If you need motivation to build your empire, don't bother starting.

Motivation is for people who need an emotional reason to do what is logically necessary. It’s a chemical spike that fades.

Wealth is built on structure. You don't need to be "motivated" to brush your teeth; it’s just something you do because the alternative is disgusting. Building your systems should be the same. It’s a matter of hygiene.

The market doesn't care how you feel. It doesn't care if you had a "breakthrough" or if you’re "feeling inspired." It only cares about usefulness. If your system is useful, you get paid. If it isn't, you don't.

Stop looking for "the spark." Start looking for the friction in your current process and eliminate it with leverage.
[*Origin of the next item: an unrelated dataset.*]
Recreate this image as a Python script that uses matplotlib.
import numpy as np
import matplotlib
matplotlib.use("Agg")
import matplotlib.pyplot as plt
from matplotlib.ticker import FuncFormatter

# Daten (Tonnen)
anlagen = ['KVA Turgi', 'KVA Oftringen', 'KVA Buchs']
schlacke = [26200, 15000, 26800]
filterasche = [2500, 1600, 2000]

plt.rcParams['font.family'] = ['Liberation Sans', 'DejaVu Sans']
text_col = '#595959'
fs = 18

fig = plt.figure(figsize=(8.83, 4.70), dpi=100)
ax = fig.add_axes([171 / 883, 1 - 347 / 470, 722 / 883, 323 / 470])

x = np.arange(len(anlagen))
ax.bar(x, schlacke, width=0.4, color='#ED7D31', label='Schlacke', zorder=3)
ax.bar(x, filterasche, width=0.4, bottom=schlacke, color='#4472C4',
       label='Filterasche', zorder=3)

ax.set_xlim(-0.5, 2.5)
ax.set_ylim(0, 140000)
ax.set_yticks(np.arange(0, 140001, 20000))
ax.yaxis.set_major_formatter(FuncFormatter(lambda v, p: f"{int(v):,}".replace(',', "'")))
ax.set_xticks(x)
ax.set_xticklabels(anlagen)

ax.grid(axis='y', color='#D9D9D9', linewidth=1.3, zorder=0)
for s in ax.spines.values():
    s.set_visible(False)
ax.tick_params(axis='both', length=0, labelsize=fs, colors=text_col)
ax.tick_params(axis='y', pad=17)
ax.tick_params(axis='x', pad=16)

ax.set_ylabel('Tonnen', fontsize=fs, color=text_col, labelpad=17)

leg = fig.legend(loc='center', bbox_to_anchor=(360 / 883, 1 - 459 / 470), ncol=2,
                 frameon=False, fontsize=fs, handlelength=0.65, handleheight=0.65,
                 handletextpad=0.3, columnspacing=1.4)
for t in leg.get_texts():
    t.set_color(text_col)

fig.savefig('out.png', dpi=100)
The Path Forward: How to Start

If you are tired of being the engine of your own life and want to become the architect, here is the framework:

  1. Audit Your Time: For one week, track every single thing you do. Every email, every call, every "quick task."
  2. Identify the Buckets: Which of these tasks are "carrying water" (manual, repetitive) and which are "building the dam" (system-focused)?
  3. Kill the Personality: Look at your income streams. Which ones would stop if you stopped posting or showing up? Those are your biggest risks.
  4. Apply Leverage: Pick one manual task and spend whatever time is necessary to automate it or outsource it. Do not move to the next one until the first is truly "Zero Effort."
  5. Focus on Positioning: Stop trying to be "better." Start trying to be "different." Define your niche so tightly that competition becomes irrelevant.

The Reality Check

Building a Zero-Effort Empire is the hardest work you’ll ever do because it requires you to be ruthlessly disciplined with your most valuable resource: your focus.

It requires you to say "no" to 99% of opportunities so you can say "yes" to the 1% that offers true leverage. It requires you to stop seeking approval from people who don't understand what you’re doing.

Most people will read this and think, "That sounds nice, but it’s not realistic for me."

Good. Stay where you are. The world needs bucket-carriers. It makes the water much more valuable for those of us who own the dam.

But if you’re actually tired of the grind—if you’re actually ready to stop pretending that "busy" is the same as "productive"—then stop listening to the unsuccessful. Stop asking for permission.

Build the system. Apply the leverage. And then, and only then, can you enjoy the "zero effort" life that everyone else is just dreaming about.

The illusions are collapsing. It’s time to decide which side of the rubble you want to be on.